A reasonable person would conclude from this language that the policy previously contracted was still in full force and effect and that for a continuance of coverage a premium would have to be paid before August 12, 1957. This conduct by Safeco was not done to deliberately mislead Mrs. Franklin, but the natural consequences of the intentional mailing of the “premium notice” was to cause Mrs. Franklin to continue a course of conduct which was prejudicial in that she was denied the opportunity to seek other insurance protection, or to stop driving an uninsured automobile.
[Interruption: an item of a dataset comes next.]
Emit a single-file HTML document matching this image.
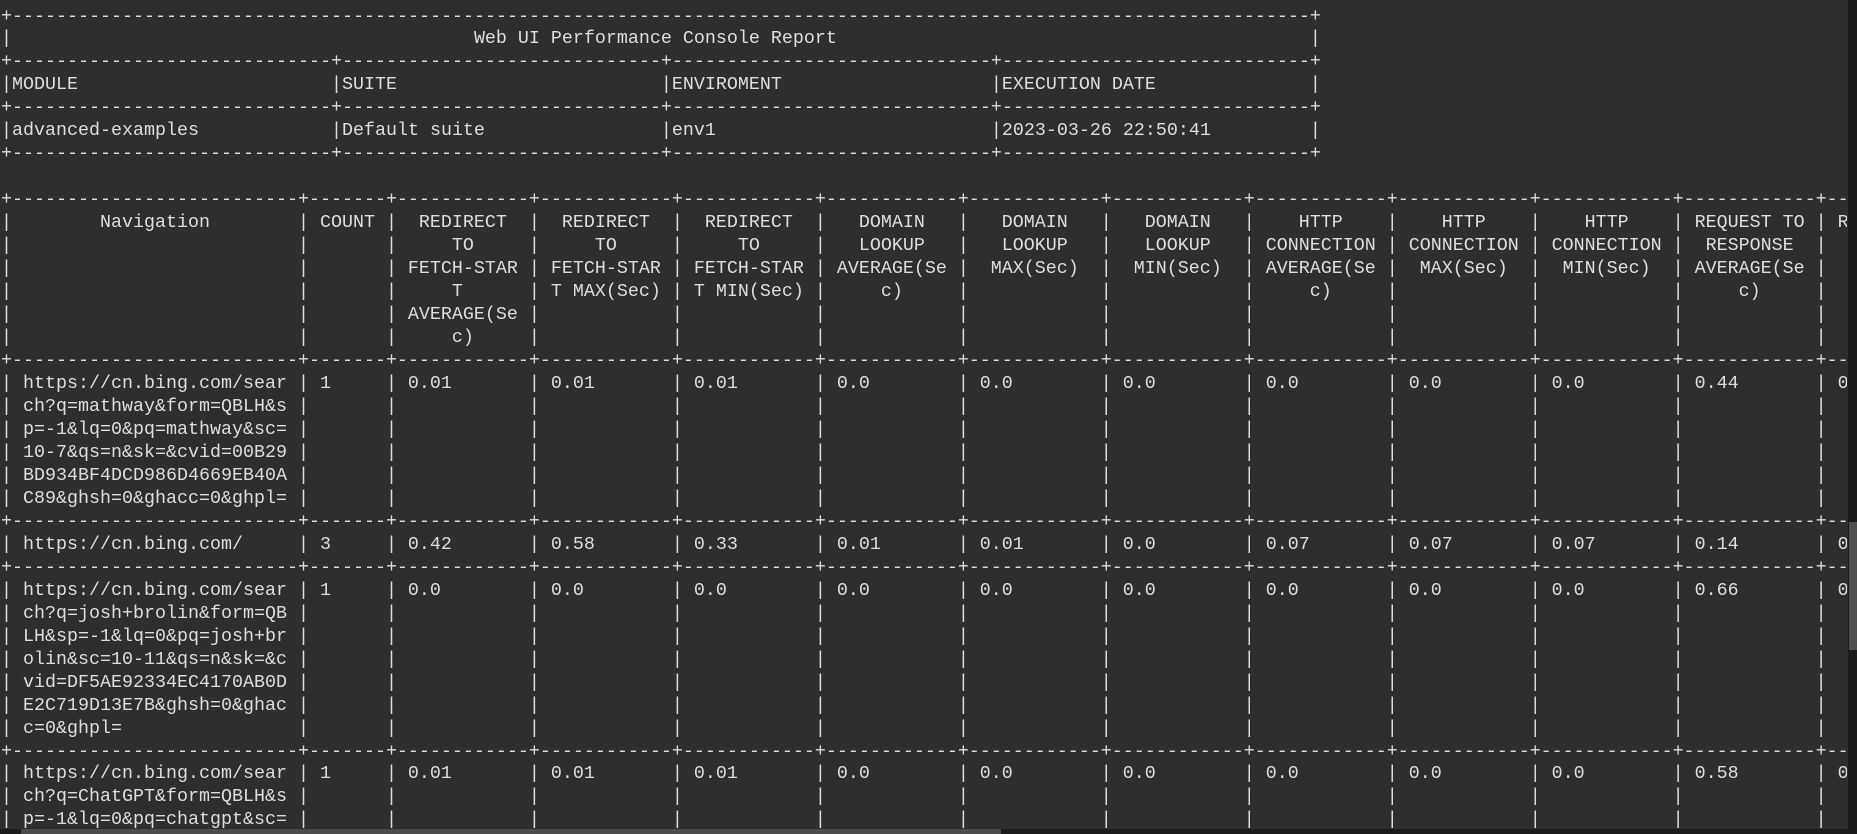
<!DOCTYPE html>
<html><head><meta charset="utf-8"><style>
html,body{margin:0;padding:0;}
body{width:1857px;height:834px;background:#2e2e2e;overflow:hidden;position:relative;}
#t{position:absolute;left:1px;top:5.5px;width:1846px;overflow:hidden;font-family:"Liberation Mono",monospace;font-size:18.33px;line-height:22.98px;color:#dedede;}
.r{height:22.98px;white-space:nowrap;}
.r span{display:inline-block;vertical-align:top;white-space:pre;overflow:hidden;height:22.98px;}
.w1{width:1ch}.w8{width:8ch}.w12{width:12ch}.w13{width:13ch}.w27{width:27ch}.w29{width:29ch}.w30{width:30ch}.w119{width:119ch}
#vs{position:absolute;left:1848px;top:0;width:9px;height:834px;background:#1b1b1b;}
#vt{position:absolute;left:1849px;top:522px;width:8px;height:128px;background:#4e4e4e;}
#hs{position:absolute;left:0;top:829px;width:1848px;height:5px;background:#1b1b1b;}
#ht{position:absolute;left:21px;top:829px;width:980px;height:5px;background:#4a4a4a;}
</style></head><body>
<div id="t">
<div class="r"><span class="w119">+----------------------------------------------------------------------------------------------------------------------------------</span><span class="w1">+</span></div>
<div class="r"><span class="w119">|<span style="margin-left:42ch">Web UI Performance Console Report</span></span><span class="w1">|</span></div>
<div class="r"><span class="w30">+------------------------------------</span><span class="w30">+------------------------------------</span><span class="w30">+------------------------------------</span><span class="w29">+------------------------------------</span><span class="w1">+</span></div>
<div class="r"><span class="w30">|MODULE</span><span class="w30">|SUITE</span><span class="w30">|ENVIROMENT</span><span class="w29">|EXECUTION DATE</span><span class="w1">|</span></div>
<div class="r"><span class="w30">+------------------------------------</span><span class="w30">+------------------------------------</span><span class="w30">+------------------------------------</span><span class="w29">+------------------------------------</span><span class="w1">+</span></div>
<div class="r"><span class="w30">|advanced-examples</span><span class="w30">|Default suite</span><span class="w30">|env1</span><span class="w29">|2023-03-26 22:50:41</span><span class="w1">|</span></div>
<div class="r"><span class="w30">+------------------------------------</span><span class="w30">+------------------------------------</span><span class="w30">+------------------------------------</span><span class="w29">+------------------------------------</span><span class="w1">+</span></div>
<div class="r"></div>
<div class="r"><span class="w27">+------------------------------</span><span class="w8">+----------</span><span class="w13">+--------------</span><span class="w13">+--------------</span><span class="w13">+--------------</span><span class="w13">+--------------</span><span class="w13">+--------------</span><span class="w13">+--------------</span><span class="w13">+--------------</span><span class="w13">+--------------</span><span class="w13">+--------------</span><span class="w13">+--------------</span><span class="w13">+--------------</span></div>
<div class="r"><span class="w27">|        Navigation</span><span class="w8">| COUNT</span><span class="w13">|  REDIRECT</span><span class="w13">|  REDIRECT</span><span class="w13">|  REDIRECT</span><span class="w13">|   DOMAIN</span><span class="w13">|   DOMAIN</span><span class="w13">|   DOMAIN</span><span class="w13">|    HTTP</span><span class="w13">|    HTTP</span><span class="w13">|    HTTP</span><span class="w13">| REQUEST TO</span><span class="w13">| REQUEST TO</span></div>
<div class="r"><span class="w27">|</span><span class="w8">|</span><span class="w13">|     TO</span><span class="w13">|     TO</span><span class="w13">|     TO</span><span class="w13">|   LOOKUP</span><span class="w13">|   LOOKUP</span><span class="w13">|   LOOKUP</span><span class="w13">| CONNECTION</span><span class="w13">| CONNECTION</span><span class="w13">| CONNECTION</span><span class="w13">|  RESPONSE</span><span class="w13">|  RESPONSE</span></div>
<div class="r"><span class="w27">|</span><span class="w8">|</span><span class="w13">| FETCH-STAR</span><span class="w13">| FETCH-STAR</span><span class="w13">| FETCH-STAR</span><span class="w13">| AVERAGE(Se</span><span class="w13">|  MAX(Sec)</span><span class="w13">|  MIN(Sec)</span><span class="w13">| AVERAGE(Se</span><span class="w13">|  MAX(Sec)</span><span class="w13">|  MIN(Sec)</span><span class="w13">| AVERAGE(Se</span><span class="w13">|  MAX(Sec)</span></div>
<div class="r"><span class="w27">|</span><span class="w8">|</span><span class="w13">|     T</span><span class="w13">| T MAX(Sec)</span><span class="w13">| T MIN(Sec)</span><span class="w13">|     c)</span><span class="w13">|</span><span class="w13">|</span><span class="w13">|     c)</span><span class="w13">|</span><span class="w13">|</span><span class="w13">|     c)</span><span class="w13">|</span></div>
<div class="r"><span class="w27">|</span><span class="w8">|</span><span class="w13">| AVERAGE(Se</span><span class="w13">|</span><span class="w13">|</span><span class="w13">|</span><span class="w13">|</span><span class="w13">|</span><span class="w13">|</span><span class="w13">|</span><span class="w13">|</span><span class="w13">|</span><span class="w13">|</span></div>
<div class="r"><span class="w27">|</span><span class="w8">|</span><span class="w13">|     c)</span><span class="w13">|</span><span class="w13">|</span><span class="w13">|</span><span class="w13">|</span><span class="w13">|</span><span class="w13">|</span><span class="w13">|</span><span class="w13">|</span><span class="w13">|</span><span class="w13">|</span></div>
<div class="r"><span class="w27">+------------------------------</span><span class="w8">+----------</span><span class="w13">+--------------</span><span class="w13">+--------------</span><span class="w13">+--------------</span><span class="w13">+--------------</span><span class="w13">+--------------</span><span class="w13">+--------------</span><span class="w13">+--------------</span><span class="w13">+--------------</span><span class="w13">+--------------</span><span class="w13">+--------------</span><span class="w13">+--------------</span></div>
<div class="r"><span class="w27">| https://cn.bing.com/sear</span><span class="w8">| 1</span><span class="w13">| 0.01</span><span class="w13">| 0.01</span><span class="w13">| 0.01</span><span class="w13">| 0.0</span><span class="w13">| 0.0</span><span class="w13">| 0.0</span><span class="w13">| 0.0</span><span class="w13">| 0.0</span><span class="w13">| 0.0</span><span class="w13">| 0.44</span><span class="w13">| 0.44</span></div>
<div class="r"><span class="w27">| ch?q=mathway&amp;form=QBLH&amp;s</span><span class="w8">|</span><span class="w13">|</span><span class="w13">|</span><span class="w13">|</span><span class="w13">|</span><span class="w13">|</span><span class="w13">|</span><span class="w13">|</span><span class="w13">|</span><span class="w13">|</span><span class="w13">|</span><span class="w13">|</span></div>
<div class="r"><span class="w27">| p=-1&amp;lq=0&amp;pq=mathway&amp;sc=</span><span class="w8">|</span><span class="w13">|</span><span class="w13">|</span><span class="w13">|</span><span class="w13">|</span><span class="w13">|</span><span class="w13">|</span><span class="w13">|</span><span class="w13">|</span><span class="w13">|</span><span class="w13">|</span><span class="w13">|</span></div>
<div class="r"><span class="w27">| 10-7&amp;qs=n&amp;sk=&amp;cvid=00B29</span><span class="w8">|</span><span class="w13">|</span><span class="w13">|</span><span class="w13">|</span><span class="w13">|</span><span class="w13">|</span><span class="w13">|</span><span class="w13">|</span><span class="w13">|</span><span class="w13">|</span><span class="w13">|</span><span class="w13">|</span></div>
<div class="r"><span class="w27">| BD934BF4DCD986D4669EB40A</span><span class="w8">|</span><span class="w13">|</span><span class="w13">|</span><span class="w13">|</span><span class="w13">|</span><span class="w13">|</span><span class="w13">|</span><span class="w13">|</span><span class="w13">|</span><span class="w13">|</span><span class="w13">|</span><span class="w13">|</span></div>
<div class="r"><span class="w27">| C89&amp;ghsh=0&amp;ghacc=0&amp;ghpl=</span><span class="w8">|</span><span class="w13">|</span><span class="w13">|</span><span class="w13">|</span><span class="w13">|</span><span class="w13">|</span><span class="w13">|</span><span class="w13">|</span><span class="w13">|</span><span class="w13">|</span><span class="w13">|</span><span class="w13">|</span></div>
<div class="r"><span class="w27">+------------------------------</span><span class="w8">+----------</span><span class="w13">+--------------</span><span class="w13">+--------------</span><span class="w13">+--------------</span><span class="w13">+--------------</span><span class="w13">+--------------</span><span class="w13">+--------------</span><span class="w13">+--------------</span><span class="w13">+--------------</span><span class="w13">+--------------</span><span class="w13">+--------------</span><span class="w13">+--------------</span></div>
<div class="r"><span class="w27">| https://cn.bing.com/</span><span class="w8">| 3</span><span class="w13">| 0.42</span><span class="w13">| 0.58</span><span class="w13">| 0.33</span><span class="w13">| 0.01</span><span class="w13">| 0.01</span><span class="w13">| 0.0</span><span class="w13">| 0.07</span><span class="w13">| 0.07</span><span class="w13">| 0.07</span><span class="w13">| 0.14</span><span class="w13">| 0.14</span></div>
<div class="r"><span class="w27">+------------------------------</span><span class="w8">+----------</span><span class="w13">+--------------</span><span class="w13">+--------------</span><span class="w13">+--------------</span><span class="w13">+--------------</span><span class="w13">+--------------</span><span class="w13">+--------------</span><span class="w13">+--------------</span><span class="w13">+--------------</span><span class="w13">+--------------</span><span class="w13">+--------------</span><span class="w13">+--------------</span></div>
<div class="r"><span class="w27">| https://cn.bing.com/sear</span><span class="w8">| 1</span><span class="w13">| 0.0</span><span class="w13">| 0.0</span><span class="w13">| 0.0</span><span class="w13">| 0.0</span><span class="w13">| 0.0</span><span class="w13">| 0.0</span><span class="w13">| 0.0</span><span class="w13">| 0.0</span><span class="w13">| 0.0</span><span class="w13">| 0.66</span><span class="w13">| 0.66</span></div>
<div class="r"><span class="w27">| ch?q=josh+brolin&amp;form=QB</span><span class="w8">|</span><span class="w13">|</span><span class="w13">|</span><span class="w13">|</span><span class="w13">|</span><span class="w13">|</span><span class="w13">|</span><span class="w13">|</span><span class="w13">|</span><span class="w13">|</span><span class="w13">|</span><span class="w13">|</span></div>
<div class="r"><span class="w27">| LH&amp;sp=-1&amp;lq=0&amp;pq=josh+br</span><span class="w8">|</span><span class="w13">|</span><span class="w13">|</span><span class="w13">|</span><span class="w13">|</span><span class="w13">|</span><span class="w13">|</span><span class="w13">|</span><span class="w13">|</span><span class="w13">|</span><span class="w13">|</span><span class="w13">|</span></div>
<div class="r"><span class="w27">| olin&amp;sc=10-11&amp;qs=n&amp;sk=&amp;c</span><span class="w8">|</span><span class="w13">|</span><span class="w13">|</span><span class="w13">|</span><span class="w13">|</span><span class="w13">|</span><span class="w13">|</span><span class="w13">|</span><span class="w13">|</span><span class="w13">|</span><span class="w13">|</span><span class="w13">|</span></div>
<div class="r"><span class="w27">| vid=DF5AE92334EC4170AB0D</span><span class="w8">|</span><span class="w13">|</span><span class="w13">|</span><span class="w13">|</span><span class="w13">|</span><span class="w13">|</span><span class="w13">|</span><span class="w13">|</span><span class="w13">|</span><span class="w13">|</span><span class="w13">|</span><span class="w13">|</span></div>
<div class="r"><span class="w27">| E2C719D13E7B&amp;ghsh=0&amp;ghac</span><span class="w8">|</span><span class="w13">|</span><span class="w13">|</span><span class="w13">|</span><span class="w13">|</span><span class="w13">|</span><span class="w13">|</span><span class="w13">|</span><span class="w13">|</span><span class="w13">|</span><span class="w13">|</span><span class="w13">|</span></div>
<div class="r"><span class="w27">| c=0&amp;ghpl=</span><span class="w8">|</span><span class="w13">|</span><span class="w13">|</span><span class="w13">|</span><span class="w13">|</span><span class="w13">|</span><span class="w13">|</span><span class="w13">|</span><span class="w13">|</span><span class="w13">|</span><span class="w13">|</span><span class="w13">|</span></div>
<div class="r"><span class="w27">+------------------------------</span><span class="w8">+----------</span><span class="w13">+--------------</span><span class="w13">+--------------</span><span class="w13">+--------------</span><span class="w13">+--------------</span><span class="w13">+--------------</span><span class="w13">+--------------</span><span class="w13">+--------------</span><span class="w13">+--------------</span><span class="w13">+--------------</span><span class="w13">+--------------</span><span class="w13">+--------------</span></div>
<div class="r"><span class="w27">| https://cn.bing.com/sear</span><span class="w8">| 1</span><span class="w13">| 0.01</span><span class="w13">| 0.01</span><span class="w13">| 0.01</span><span class="w13">| 0.0</span><span class="w13">| 0.0</span><span class="w13">| 0.0</span><span class="w13">| 0.0</span><span class="w13">| 0.0</span><span class="w13">| 0.0</span><span class="w13">| 0.58</span><span class="w13">| 0.58</span></div>
<div class="r"><span class="w27">| ch?q=ChatGPT&amp;form=QBLH&amp;s</span><span class="w8">|</span><span class="w13">|</span><span class="w13">|</span><span class="w13">|</span><span class="w13">|</span><span class="w13">|</span><span class="w13">|</span><span class="w13">|</span><span class="w13">|</span><span class="w13">|</span><span class="w13">|</span><span class="w13">|</span></div>
<div class="r"><span class="w27">| p=-1&amp;lq=0&amp;pq=chatgpt&amp;sc=</span><span class="w8">|</span><span class="w13">|</span><span class="w13">|</span><span class="w13">|</span><span class="w13">|</span><span class="w13">|</span><span class="w13">|</span><span class="w13">|</span><span class="w13">|</span><span class="w13">|</span><span class="w13">|</span><span class="w13">|</span></div>
</div>
<div id="vs"></div><div id="vt"></div>
<div id="hs"></div><div id="ht"></div>
</body></html>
The Supreme Court of California, in reference to the doctrine of equitable estoppel, quoted with approval the following language from 3 Pomeroy Eq.Jr. (5th Ed.) § 812, page 233:

“It is enough if the party has been induced to refrain from using such means or taking such action as lay in his power, by which he might have retrieved his position and saved himself from loss.” Benner v. Ind. Acc. Comm., 26 Cal.2d 346, 159 P.2d 24, 26.

The effect of the “premium notice” was to deter Mrs. Franklin from any considerations relating to her auto liability insurance which would have extricated her from the plight she unknowingly occupied.

After an exhaustive search of the California authorities revealing no case dealing with the particular fact situation presented here, and under the general considerations moving a California court to apply the doctrine of estoppel in pais or equitable estoppel, this Court concludes that plaintiff, Safeco Insurance Company of America, by its inconsistent conduct has precluded itself from asserting an effective cancellation.

Judgment, therefore, is awarded to the defendant on the complaint, and judgment on her counterclaim for declaratory relief decreeing that the policy of insurance was in full force and effect at the time of the collision, and that plaintiff is obligated to perform the terms thereof with respect to the collision and any litigation ensuing therefrom, and for' costs of suit herein, and for a reasonable attorney’s fee.

Counsel for defendant is directed to» prepare and present findings, conclusions and a judgment in accordance herewith..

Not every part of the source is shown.